>>>

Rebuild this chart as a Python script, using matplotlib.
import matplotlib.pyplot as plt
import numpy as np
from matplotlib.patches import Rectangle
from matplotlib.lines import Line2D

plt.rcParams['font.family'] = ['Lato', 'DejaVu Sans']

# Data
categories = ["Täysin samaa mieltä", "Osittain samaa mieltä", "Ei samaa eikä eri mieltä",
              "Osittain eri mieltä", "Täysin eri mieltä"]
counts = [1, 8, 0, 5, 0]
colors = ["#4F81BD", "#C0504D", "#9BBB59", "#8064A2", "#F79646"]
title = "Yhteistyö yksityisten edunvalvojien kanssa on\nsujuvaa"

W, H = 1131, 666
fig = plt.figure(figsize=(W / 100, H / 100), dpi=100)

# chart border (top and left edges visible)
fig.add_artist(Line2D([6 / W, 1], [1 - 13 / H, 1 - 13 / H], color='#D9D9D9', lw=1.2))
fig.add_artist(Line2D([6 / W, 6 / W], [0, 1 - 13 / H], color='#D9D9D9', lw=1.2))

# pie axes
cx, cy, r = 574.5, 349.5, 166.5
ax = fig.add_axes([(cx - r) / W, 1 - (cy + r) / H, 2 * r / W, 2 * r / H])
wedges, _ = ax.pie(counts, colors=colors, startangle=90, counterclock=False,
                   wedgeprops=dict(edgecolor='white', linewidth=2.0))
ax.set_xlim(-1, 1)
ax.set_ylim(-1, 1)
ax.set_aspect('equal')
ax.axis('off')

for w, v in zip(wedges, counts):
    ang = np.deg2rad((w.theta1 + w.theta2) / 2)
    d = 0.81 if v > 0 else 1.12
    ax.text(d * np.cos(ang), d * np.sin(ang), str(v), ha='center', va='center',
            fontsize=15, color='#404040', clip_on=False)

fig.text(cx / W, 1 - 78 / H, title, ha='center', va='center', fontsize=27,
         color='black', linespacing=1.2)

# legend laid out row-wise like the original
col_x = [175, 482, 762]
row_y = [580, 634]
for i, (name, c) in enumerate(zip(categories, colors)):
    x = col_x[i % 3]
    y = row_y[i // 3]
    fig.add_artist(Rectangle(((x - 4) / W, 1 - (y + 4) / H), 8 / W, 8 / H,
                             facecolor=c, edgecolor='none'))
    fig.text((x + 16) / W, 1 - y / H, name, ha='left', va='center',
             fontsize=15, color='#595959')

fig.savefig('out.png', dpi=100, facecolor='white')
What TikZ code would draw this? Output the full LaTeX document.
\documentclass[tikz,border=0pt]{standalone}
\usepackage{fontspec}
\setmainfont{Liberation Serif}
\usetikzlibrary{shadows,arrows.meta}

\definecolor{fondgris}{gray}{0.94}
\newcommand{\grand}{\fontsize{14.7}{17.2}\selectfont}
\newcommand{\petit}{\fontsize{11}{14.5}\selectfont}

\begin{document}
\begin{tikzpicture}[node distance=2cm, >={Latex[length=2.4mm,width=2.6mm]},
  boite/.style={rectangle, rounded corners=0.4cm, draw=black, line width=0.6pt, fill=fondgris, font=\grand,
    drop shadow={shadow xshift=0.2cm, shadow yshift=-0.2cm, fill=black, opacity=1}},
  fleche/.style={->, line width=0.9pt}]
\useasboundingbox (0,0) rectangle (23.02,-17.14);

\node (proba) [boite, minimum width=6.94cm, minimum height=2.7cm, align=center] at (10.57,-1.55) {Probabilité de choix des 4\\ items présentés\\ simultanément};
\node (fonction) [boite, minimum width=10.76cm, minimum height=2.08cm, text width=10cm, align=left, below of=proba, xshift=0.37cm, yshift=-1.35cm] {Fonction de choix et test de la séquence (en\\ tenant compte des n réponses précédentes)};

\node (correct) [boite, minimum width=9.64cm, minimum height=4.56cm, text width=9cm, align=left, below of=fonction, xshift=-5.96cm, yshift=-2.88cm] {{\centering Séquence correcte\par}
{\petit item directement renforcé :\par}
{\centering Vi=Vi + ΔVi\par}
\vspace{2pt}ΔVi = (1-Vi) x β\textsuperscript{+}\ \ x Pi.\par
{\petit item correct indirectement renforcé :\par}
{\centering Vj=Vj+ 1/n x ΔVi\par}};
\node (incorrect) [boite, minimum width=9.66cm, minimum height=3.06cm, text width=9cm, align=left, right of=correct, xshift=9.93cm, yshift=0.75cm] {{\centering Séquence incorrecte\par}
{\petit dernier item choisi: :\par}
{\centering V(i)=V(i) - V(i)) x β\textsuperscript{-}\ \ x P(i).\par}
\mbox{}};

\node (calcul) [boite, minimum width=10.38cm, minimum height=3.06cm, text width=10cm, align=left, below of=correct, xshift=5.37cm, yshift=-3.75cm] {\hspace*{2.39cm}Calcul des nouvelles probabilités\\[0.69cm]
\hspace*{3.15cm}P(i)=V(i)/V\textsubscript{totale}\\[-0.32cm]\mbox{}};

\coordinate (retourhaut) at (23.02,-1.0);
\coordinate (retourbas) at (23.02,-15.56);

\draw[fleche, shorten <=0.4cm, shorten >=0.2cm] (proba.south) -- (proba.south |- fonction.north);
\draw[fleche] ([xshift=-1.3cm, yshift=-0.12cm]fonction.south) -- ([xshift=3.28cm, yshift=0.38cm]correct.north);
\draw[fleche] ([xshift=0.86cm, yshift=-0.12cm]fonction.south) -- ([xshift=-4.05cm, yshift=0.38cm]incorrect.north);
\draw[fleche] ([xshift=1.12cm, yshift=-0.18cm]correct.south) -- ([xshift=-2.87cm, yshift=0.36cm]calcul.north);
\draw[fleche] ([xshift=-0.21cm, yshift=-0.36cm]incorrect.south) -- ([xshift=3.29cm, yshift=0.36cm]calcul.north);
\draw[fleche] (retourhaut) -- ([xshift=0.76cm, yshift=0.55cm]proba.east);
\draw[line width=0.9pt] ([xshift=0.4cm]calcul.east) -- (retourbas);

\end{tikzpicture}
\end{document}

<<<
>>>

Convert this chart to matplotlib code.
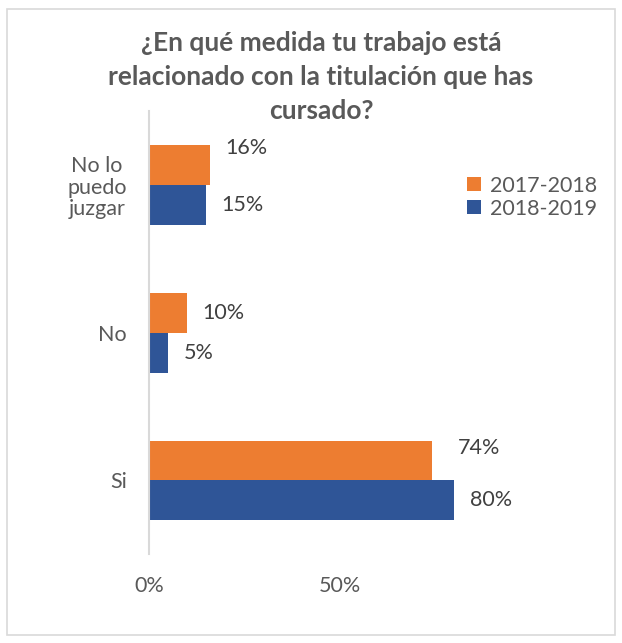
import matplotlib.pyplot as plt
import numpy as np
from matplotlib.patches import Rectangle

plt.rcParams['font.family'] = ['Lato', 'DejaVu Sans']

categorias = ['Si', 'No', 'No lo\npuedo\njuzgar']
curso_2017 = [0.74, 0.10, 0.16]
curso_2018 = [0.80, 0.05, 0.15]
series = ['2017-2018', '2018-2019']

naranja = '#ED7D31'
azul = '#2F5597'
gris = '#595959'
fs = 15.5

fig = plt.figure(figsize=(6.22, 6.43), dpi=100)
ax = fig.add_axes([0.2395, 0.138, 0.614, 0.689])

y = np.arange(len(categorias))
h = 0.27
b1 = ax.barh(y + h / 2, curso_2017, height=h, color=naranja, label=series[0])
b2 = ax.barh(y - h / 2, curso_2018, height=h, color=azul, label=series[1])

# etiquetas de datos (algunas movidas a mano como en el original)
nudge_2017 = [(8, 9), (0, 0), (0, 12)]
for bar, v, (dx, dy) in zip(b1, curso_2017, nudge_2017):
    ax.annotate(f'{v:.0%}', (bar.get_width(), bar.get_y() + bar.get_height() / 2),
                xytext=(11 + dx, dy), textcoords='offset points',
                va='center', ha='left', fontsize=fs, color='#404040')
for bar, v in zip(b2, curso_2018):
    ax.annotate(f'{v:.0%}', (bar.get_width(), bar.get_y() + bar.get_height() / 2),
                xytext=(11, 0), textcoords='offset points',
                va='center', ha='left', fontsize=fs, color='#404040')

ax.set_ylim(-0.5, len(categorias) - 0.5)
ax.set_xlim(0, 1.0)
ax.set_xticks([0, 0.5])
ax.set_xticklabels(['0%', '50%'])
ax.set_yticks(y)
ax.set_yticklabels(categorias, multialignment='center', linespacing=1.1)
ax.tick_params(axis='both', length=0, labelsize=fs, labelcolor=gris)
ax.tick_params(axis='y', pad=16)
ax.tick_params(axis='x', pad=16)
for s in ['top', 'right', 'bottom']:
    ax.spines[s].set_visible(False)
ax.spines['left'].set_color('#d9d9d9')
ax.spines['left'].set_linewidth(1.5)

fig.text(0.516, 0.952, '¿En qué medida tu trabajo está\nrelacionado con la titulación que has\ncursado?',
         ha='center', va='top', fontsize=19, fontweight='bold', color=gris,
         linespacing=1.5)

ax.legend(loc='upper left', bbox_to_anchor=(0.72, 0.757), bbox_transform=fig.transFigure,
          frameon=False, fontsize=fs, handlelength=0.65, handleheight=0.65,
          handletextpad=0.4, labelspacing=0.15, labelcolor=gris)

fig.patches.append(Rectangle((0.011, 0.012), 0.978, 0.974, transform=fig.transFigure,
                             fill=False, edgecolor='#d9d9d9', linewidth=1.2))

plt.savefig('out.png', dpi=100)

<<<
>>>

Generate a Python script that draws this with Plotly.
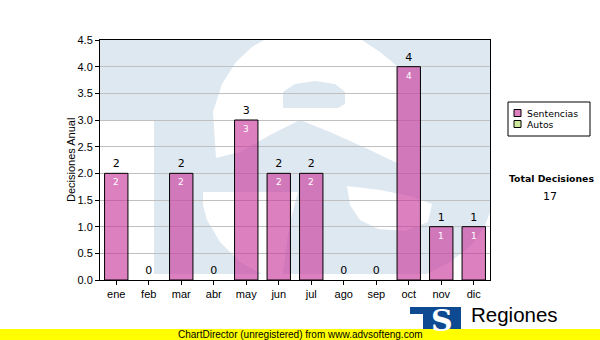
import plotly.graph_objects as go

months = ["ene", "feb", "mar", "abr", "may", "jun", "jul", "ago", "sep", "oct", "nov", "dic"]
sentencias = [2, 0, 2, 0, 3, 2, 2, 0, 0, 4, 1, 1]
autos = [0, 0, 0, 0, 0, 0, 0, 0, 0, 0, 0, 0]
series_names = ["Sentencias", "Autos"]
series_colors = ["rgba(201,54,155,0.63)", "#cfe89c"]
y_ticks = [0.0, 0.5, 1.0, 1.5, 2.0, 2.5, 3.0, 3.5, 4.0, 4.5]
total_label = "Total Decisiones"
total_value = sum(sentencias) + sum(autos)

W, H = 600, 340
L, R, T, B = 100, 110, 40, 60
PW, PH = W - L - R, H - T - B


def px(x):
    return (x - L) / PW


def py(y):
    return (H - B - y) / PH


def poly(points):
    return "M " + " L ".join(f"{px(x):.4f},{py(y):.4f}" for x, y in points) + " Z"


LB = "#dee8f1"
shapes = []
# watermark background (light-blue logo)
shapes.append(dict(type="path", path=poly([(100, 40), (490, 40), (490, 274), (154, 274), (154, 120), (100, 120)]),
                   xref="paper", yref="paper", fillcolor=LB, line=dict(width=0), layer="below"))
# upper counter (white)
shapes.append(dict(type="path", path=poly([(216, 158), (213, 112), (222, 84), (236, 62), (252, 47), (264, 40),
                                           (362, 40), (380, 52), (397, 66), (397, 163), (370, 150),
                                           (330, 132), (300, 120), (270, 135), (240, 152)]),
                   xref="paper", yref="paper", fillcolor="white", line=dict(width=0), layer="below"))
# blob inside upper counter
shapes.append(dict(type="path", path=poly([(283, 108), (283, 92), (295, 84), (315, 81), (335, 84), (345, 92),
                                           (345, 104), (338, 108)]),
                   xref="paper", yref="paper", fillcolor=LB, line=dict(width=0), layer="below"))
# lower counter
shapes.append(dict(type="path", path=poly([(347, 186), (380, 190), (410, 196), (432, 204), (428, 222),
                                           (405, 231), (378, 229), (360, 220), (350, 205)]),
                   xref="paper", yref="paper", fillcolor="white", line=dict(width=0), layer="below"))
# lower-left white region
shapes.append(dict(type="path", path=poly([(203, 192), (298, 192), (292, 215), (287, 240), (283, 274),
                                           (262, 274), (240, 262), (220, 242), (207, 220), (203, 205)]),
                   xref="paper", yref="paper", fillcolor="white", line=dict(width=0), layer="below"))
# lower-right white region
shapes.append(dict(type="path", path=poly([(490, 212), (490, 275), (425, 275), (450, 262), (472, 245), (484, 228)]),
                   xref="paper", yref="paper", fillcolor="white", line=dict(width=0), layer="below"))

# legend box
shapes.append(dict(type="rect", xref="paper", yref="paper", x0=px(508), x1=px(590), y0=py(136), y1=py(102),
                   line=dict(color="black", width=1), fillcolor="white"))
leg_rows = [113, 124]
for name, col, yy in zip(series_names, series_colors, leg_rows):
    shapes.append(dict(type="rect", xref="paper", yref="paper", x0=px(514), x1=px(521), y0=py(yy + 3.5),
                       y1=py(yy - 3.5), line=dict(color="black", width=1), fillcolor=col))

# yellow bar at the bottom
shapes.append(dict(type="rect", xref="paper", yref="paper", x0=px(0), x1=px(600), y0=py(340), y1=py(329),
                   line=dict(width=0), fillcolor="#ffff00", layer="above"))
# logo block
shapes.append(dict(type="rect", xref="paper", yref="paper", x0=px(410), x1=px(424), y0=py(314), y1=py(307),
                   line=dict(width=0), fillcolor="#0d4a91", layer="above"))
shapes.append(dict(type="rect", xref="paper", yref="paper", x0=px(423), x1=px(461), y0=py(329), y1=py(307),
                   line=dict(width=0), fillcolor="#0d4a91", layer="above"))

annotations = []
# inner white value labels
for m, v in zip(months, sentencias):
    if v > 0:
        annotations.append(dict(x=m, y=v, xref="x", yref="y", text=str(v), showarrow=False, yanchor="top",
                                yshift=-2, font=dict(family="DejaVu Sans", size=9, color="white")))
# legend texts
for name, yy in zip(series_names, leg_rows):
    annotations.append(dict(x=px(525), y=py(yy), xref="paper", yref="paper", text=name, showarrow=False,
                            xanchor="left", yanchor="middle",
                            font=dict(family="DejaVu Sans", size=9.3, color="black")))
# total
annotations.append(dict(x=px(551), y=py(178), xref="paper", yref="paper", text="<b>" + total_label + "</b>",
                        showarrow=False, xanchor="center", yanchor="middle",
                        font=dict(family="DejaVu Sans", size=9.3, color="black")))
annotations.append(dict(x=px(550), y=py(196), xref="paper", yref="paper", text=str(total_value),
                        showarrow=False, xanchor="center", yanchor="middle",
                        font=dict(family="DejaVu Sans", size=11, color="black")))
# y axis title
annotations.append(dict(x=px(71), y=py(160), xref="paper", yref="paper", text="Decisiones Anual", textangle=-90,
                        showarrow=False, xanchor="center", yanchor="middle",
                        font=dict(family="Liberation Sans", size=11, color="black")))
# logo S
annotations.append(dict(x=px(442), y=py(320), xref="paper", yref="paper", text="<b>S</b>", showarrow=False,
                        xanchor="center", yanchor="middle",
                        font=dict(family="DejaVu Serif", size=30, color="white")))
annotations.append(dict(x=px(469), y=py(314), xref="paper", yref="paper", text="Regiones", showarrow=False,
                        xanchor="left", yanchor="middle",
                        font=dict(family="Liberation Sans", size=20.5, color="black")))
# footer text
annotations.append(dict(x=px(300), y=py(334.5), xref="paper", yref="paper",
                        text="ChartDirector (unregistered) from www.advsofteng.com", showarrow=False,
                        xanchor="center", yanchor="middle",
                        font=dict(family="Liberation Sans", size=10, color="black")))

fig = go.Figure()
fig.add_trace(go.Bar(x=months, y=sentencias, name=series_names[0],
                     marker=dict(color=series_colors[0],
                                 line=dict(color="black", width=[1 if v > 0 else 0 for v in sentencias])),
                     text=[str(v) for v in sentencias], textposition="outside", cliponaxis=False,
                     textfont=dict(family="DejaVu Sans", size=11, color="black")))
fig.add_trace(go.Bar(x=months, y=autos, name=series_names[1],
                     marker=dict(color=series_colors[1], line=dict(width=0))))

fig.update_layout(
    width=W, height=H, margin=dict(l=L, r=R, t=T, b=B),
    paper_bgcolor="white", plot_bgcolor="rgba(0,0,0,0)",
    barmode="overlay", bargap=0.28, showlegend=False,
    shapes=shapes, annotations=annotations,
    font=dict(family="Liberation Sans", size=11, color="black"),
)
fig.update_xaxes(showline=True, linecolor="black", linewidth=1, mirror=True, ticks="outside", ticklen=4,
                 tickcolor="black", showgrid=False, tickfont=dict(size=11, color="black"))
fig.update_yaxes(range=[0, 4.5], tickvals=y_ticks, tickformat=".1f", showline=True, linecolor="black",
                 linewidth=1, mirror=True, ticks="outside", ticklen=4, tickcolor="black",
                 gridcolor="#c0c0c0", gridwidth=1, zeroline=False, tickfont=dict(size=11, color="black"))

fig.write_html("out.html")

<<<

Copy nothing but the lines above that run from the one with "Generate a Python" to the one with "return (H - B - y) / PH", ends included; pictures stay out.

Generate a Python script that draws this with Plotly.
import plotly.graph_objects as go

months = ["ene", "feb", "mar", "abr", "may", "jun", "jul", "ago", "sep", "oct", "nov", "dic"]
sentencias = [2, 0, 2, 0, 3, 2, 2, 0, 0, 4, 1, 1]
autos = [0, 0, 0, 0, 0, 0, 0, 0, 0, 0, 0, 0]
series_names = ["Sentencias", "Autos"]
series_colors = ["rgba(201,54,155,0.63)", "#cfe89c"]
y_ticks = [0.0, 0.5, 1.0, 1.5, 2.0, 2.5, 3.0, 3.5, 4.0, 4.5]
total_label = "Total Decisiones"
total_value = sum(sentencias) + sum(autos)

W, H = 600, 340
L, R, T, B = 100, 110, 40, 60
PW, PH = W - L - R, H - T - B


def px(x):
    return (x - L) / PW


def py(y):
    return (H - B - y) / PH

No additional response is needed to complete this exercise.